| Problem statement |
Reproduce exactly, with no pictures, each line from the opening of the material down through the line containing "const xTitle = 'Steam".

| Source material |
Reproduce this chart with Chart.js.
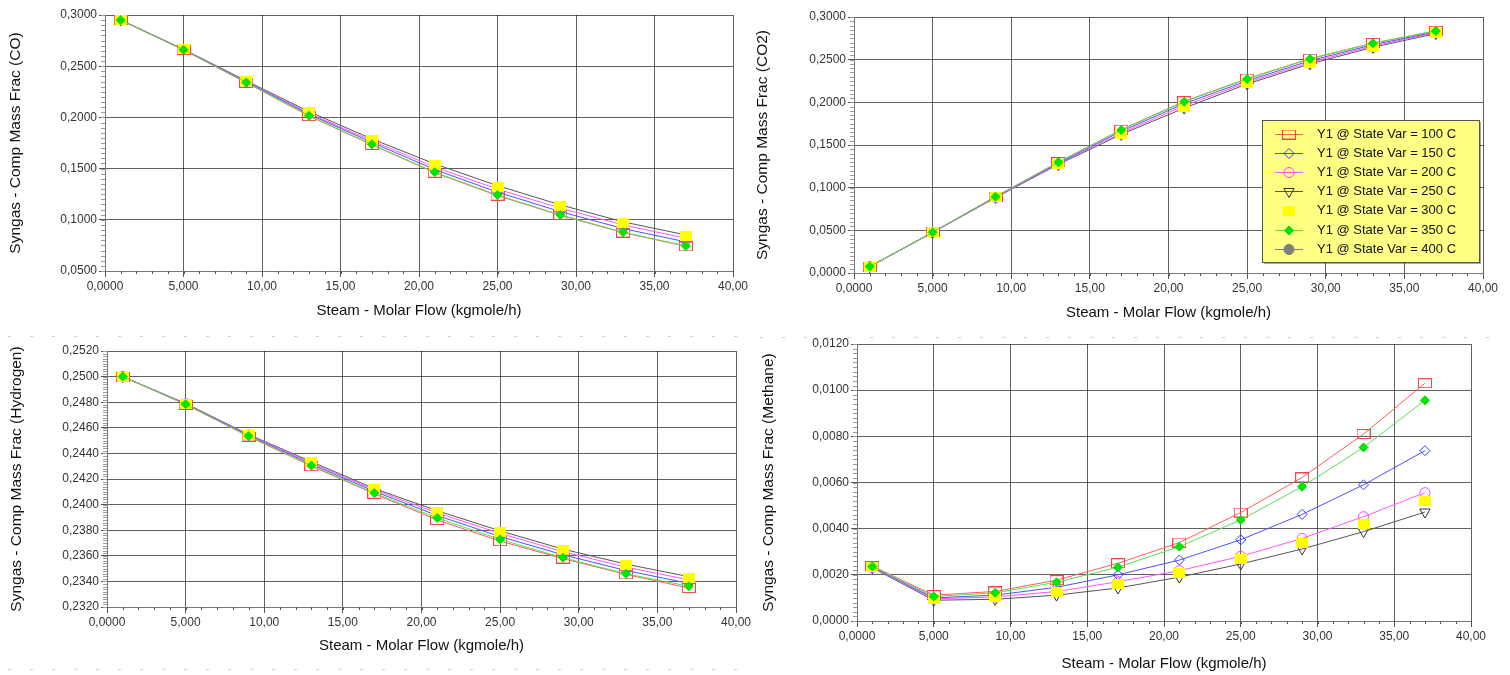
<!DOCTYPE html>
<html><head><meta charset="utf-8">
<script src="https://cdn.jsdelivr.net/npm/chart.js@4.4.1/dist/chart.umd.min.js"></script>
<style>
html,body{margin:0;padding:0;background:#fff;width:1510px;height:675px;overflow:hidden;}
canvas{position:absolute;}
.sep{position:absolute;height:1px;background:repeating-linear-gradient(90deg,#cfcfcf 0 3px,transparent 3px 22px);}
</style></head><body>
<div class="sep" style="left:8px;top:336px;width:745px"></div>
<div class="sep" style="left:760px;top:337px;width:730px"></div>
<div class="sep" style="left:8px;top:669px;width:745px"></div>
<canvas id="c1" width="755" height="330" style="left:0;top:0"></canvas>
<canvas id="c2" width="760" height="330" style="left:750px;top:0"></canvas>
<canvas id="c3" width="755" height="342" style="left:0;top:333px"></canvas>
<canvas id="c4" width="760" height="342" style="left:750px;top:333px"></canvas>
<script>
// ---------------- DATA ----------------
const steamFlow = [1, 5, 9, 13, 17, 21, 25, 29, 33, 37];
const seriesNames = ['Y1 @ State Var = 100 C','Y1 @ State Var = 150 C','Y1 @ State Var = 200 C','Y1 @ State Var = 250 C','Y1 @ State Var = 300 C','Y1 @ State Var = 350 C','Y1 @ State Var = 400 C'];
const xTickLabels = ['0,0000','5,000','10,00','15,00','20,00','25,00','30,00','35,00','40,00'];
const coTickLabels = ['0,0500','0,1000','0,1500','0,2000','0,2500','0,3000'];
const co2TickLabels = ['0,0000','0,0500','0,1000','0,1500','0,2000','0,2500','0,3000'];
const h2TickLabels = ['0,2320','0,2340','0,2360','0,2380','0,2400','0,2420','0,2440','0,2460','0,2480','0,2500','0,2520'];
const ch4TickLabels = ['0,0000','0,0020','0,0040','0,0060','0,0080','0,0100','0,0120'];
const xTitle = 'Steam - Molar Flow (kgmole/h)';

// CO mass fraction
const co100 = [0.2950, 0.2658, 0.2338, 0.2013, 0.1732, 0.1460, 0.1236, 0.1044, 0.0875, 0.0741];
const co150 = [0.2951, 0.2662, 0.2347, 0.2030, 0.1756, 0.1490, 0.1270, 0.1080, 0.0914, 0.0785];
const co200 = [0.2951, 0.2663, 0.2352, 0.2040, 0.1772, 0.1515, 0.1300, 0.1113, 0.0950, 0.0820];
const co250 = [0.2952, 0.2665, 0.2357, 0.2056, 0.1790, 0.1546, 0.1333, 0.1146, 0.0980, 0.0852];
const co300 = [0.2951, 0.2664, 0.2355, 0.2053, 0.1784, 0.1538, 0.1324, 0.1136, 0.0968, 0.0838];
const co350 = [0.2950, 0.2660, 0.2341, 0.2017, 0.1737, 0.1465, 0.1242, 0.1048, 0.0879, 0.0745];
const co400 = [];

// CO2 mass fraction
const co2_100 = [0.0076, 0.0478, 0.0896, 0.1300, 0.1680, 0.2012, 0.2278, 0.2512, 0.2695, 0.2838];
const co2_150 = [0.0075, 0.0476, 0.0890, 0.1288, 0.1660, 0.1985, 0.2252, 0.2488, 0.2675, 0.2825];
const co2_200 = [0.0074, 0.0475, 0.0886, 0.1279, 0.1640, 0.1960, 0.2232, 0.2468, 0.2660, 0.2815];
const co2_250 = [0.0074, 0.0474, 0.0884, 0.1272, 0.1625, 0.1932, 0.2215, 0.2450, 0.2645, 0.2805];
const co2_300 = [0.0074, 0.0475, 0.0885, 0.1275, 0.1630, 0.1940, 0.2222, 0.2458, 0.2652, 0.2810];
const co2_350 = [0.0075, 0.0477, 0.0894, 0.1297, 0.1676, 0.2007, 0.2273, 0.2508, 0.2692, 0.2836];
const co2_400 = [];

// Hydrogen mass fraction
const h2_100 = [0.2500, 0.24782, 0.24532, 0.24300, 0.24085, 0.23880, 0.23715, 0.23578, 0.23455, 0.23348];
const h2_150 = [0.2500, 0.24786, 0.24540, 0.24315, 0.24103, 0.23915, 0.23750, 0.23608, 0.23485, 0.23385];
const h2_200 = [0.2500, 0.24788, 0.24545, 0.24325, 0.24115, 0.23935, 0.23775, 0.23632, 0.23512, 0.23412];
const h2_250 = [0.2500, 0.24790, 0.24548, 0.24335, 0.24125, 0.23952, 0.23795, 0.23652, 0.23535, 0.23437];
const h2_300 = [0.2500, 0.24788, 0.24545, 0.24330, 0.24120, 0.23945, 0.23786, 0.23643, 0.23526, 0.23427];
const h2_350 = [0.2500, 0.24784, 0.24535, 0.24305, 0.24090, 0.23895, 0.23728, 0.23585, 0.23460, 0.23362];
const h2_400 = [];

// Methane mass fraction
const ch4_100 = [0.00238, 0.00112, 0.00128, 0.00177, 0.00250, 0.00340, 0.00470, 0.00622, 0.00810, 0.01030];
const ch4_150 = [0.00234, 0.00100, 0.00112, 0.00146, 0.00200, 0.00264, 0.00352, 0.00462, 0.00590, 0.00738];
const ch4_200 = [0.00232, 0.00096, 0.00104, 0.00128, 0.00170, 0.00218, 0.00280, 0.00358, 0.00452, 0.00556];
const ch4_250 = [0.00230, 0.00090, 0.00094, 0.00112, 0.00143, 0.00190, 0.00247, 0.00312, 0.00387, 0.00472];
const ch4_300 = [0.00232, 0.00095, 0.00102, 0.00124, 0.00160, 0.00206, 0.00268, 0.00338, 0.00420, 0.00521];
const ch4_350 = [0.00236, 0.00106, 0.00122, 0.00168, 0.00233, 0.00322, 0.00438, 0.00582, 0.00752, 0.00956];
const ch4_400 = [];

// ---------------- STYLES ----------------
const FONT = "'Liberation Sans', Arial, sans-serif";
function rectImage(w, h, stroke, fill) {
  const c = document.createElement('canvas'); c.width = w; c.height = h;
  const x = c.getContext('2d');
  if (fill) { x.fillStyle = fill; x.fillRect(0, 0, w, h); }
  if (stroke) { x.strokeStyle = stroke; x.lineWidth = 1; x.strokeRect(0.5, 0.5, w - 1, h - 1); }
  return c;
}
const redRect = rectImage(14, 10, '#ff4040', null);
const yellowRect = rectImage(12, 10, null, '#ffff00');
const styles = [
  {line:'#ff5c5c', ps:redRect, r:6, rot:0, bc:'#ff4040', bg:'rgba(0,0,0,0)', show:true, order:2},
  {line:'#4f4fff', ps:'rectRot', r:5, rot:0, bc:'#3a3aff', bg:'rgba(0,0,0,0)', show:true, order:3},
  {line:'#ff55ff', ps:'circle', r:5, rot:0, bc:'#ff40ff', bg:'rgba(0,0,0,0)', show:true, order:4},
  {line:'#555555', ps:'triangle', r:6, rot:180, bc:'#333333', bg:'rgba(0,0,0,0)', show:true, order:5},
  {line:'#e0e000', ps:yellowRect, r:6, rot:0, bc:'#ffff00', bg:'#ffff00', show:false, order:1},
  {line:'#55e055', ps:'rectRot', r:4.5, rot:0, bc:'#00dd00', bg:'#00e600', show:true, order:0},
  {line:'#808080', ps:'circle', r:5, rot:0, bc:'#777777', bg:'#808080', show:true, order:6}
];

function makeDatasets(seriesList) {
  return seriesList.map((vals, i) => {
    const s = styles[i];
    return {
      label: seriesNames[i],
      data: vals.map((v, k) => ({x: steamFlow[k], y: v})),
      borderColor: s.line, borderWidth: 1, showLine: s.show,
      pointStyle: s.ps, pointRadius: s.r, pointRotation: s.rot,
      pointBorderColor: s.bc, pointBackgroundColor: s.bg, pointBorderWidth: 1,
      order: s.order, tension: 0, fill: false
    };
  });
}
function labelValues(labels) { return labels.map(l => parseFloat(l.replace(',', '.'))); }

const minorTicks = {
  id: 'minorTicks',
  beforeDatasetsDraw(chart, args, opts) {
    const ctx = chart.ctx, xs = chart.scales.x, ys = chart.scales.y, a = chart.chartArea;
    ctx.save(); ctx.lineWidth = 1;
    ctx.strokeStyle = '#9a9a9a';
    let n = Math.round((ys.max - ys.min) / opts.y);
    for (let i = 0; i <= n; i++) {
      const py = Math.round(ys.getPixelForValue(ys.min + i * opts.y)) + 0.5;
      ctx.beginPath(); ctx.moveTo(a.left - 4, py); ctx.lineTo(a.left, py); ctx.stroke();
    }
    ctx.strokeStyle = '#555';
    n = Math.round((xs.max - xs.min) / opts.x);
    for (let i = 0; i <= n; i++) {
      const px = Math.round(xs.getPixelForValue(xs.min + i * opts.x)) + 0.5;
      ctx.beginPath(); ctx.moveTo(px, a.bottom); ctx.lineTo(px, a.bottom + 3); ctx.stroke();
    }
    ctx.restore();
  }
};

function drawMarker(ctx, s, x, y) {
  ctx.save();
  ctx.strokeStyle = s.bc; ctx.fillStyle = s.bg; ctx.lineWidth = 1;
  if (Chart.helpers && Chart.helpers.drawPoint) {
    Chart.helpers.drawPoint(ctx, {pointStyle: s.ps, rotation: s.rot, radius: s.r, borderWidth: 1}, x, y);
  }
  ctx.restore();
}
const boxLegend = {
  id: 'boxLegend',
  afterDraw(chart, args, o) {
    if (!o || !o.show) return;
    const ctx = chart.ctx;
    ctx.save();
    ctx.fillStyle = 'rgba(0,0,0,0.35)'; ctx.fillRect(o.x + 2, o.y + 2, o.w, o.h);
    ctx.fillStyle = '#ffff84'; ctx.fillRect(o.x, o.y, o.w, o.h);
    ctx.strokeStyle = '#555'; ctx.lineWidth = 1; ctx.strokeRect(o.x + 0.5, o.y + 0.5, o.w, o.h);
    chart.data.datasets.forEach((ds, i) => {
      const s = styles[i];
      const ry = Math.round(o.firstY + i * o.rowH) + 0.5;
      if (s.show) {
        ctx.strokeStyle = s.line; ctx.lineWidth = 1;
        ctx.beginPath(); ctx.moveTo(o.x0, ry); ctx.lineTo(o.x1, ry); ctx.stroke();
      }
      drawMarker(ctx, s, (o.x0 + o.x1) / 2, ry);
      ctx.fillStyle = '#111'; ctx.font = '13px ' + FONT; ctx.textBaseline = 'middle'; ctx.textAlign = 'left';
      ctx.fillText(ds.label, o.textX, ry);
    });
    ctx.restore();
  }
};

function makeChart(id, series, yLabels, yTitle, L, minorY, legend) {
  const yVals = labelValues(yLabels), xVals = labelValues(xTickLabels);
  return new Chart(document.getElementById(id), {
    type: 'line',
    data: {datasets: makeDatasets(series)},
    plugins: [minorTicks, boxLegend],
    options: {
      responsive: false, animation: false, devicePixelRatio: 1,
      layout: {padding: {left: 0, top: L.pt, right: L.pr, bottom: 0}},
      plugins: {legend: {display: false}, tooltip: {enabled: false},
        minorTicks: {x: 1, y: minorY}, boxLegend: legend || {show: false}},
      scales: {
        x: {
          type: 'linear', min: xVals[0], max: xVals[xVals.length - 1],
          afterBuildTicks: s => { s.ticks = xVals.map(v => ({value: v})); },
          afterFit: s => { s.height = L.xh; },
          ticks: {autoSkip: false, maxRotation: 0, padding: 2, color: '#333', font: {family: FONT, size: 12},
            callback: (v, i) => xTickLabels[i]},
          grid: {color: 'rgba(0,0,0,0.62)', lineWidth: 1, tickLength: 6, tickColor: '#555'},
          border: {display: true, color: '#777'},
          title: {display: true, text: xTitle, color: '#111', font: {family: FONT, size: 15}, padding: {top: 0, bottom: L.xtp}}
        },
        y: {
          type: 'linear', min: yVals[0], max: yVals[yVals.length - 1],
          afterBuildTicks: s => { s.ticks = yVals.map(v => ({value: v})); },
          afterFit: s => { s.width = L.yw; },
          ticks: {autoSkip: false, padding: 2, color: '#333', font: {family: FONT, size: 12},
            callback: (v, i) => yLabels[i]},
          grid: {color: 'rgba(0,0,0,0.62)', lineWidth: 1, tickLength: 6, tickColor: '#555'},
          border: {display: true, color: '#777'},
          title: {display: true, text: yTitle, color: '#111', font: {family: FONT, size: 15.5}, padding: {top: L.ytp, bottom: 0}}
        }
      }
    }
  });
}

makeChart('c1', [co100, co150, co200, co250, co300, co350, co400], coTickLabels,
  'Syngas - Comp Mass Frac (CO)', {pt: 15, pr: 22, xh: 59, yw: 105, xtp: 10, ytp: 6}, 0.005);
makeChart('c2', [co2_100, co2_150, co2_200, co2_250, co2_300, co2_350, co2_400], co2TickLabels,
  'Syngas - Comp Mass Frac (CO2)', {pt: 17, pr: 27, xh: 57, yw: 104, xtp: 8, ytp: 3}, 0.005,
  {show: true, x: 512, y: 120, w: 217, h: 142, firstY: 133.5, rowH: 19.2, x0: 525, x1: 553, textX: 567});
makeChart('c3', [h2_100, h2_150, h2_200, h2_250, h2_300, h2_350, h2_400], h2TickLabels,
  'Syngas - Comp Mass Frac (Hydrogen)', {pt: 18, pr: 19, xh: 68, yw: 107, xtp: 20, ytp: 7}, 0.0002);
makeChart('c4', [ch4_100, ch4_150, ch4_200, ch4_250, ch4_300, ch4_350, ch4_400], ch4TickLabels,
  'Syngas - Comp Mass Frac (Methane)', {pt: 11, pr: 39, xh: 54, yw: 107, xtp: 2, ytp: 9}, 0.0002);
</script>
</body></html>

| Reply |
Reproduce this chart with Chart.js.
<!DOCTYPE html>
<html><head><meta charset="utf-8">
<script src="https://cdn.jsdelivr.net/npm/chart.js@4.4.1/dist/chart.umd.min.js"></script>
<style>
html,body{margin:0;padding:0;background:#fff;width:1510px;height:675px;overflow:hidden;}
canvas{position:absolute;}
.sep{position:absolute;height:1px;background:repeating-linear-gradient(90deg,#cfcfcf 0 3px,transparent 3px 22px);}
</style></head><body>
<div class="sep" style="left:8px;top:336px;width:745px"></div>
<div class="sep" style="left:760px;top:337px;width:730px"></div>
<div class="sep" style="left:8px;top:669px;width:745px"></div>
<canvas id="c1" width="755" height="330" style="left:0;top:0"></canvas>
<canvas id="c2" width="760" height="330" style="left:750px;top:0"></canvas>
<canvas id="c3" width="755" height="342" style="left:0;top:333px"></canvas>
<canvas id="c4" width="760" height="342" style="left:750px;top:333px"></canvas>
<script>
// ---------------- DATA ----------------
const steamFlow = [1, 5, 9, 13, 17, 21, 25, 29, 33, 37];
const seriesNames = ['Y1 @ State Var = 100 C','Y1 @ State Var = 150 C','Y1 @ State Var = 200 C','Y1 @ State Var = 250 C','Y1 @ State Var = 300 C','Y1 @ State Var = 350 C','Y1 @ State Var = 400 C'];
const xTickLabels = ['0,0000','5,000','10,00','15,00','20,00','25,00','30,00','35,00','40,00'];
const coTickLabels = ['0,0500','0,1000','0,1500','0,2000','0,2500','0,3000'];
const co2TickLabels = ['0,0000','0,0500','0,1000','0,1500','0,2000','0,2500','0,3000'];
const h2TickLabels = ['0,2320','0,2340','0,2360','0,2380','0,2400','0,2420','0,2440','0,2460','0,2480','0,2500','0,2520'];
const ch4TickLabels = ['0,0000','0,0020','0,0040','0,0060','0,0080','0,0100','0,0120'];
const xTitle = 'Steam - Molar Flow (kgmole/h)';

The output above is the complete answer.